A disturbing range of problems are emerging as a result: kids who are overweight, lacking in physical co-ordination and skills, kids who are withdrawn, poor communicators, depressed… the list goes on.

The lure of iPads, online games,Xboxes and other consoles, mobile phones and computers can be quite detrimental to the healthy physical and mental development of young people.

I think we need to get kids outside more often. And outside doing positive things, like playing, getting a bit dirty, taking a few risks, honing their physical abilities and playing with other kids in real space and real time.

Playing is a great teacher. It provides experience and that certain amount of risk that helps develop skills and strength. It imbues and appreciation of a healthy lifestyle, it encourages curiosity, and it teaches important social skills.

Last Sunday, I saw 600 kids and mums and dads enjoy the opening of Villawood Properties’ new $2.6 million district park at Armstrong Mount Duneed.

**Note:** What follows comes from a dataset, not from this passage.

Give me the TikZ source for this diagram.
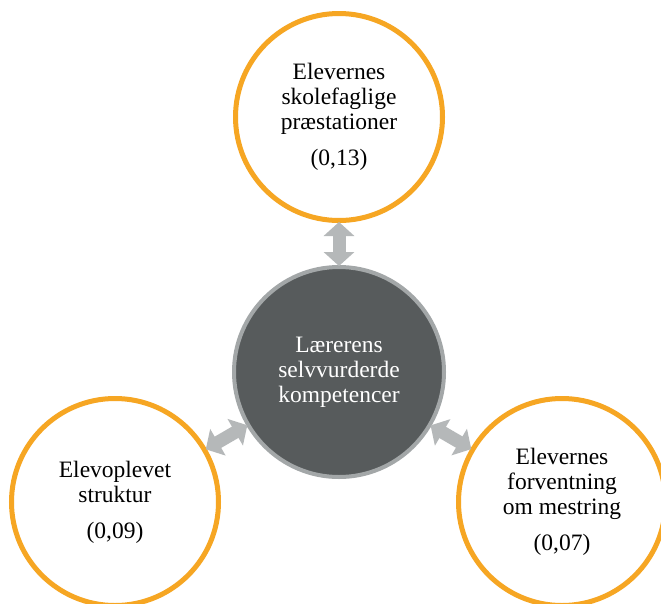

The park is a fantastic facility. It has swings and tunnels, flying foxes, intuitive play areas, tactile and sensory adventure activities, a basketball halfcourt, a safe-skate area and table tennis.

It is in a great location, too, surrounded by magnificent redgums and right beside Club Armstrong, where parents can sit back and relax while keeping an eye over their young charges as they play.

It’s not our first playground rodeo. We’ve built iconic playgrounds elsewhere, such as Alamanda Point Cook, where our pirate ship and massive slide attract visitors from all over Western Melbourne.

The best part of all of them is that kids are burning energy instead of sitting about vegetating.

If Sunday’s opening is any indication – and also a road test we did with Lutheran College students a few days earlier – the park is going to be very popular.

All those youngsters I saw on Sunday climbing and running, and swinging and twisting and crawling through the park made it pretty clear to me kids still love playgrounds.

This is great to know because I think they really need to better understand and appreciate the environment around them, and its beauty and its nature. And playgrounds can help do just that.

The challenge now is for landscape designers and other developers to make their playgrounds as interesting as possible, including with that element of risk, and for parents to make sure their kids get outside and use them.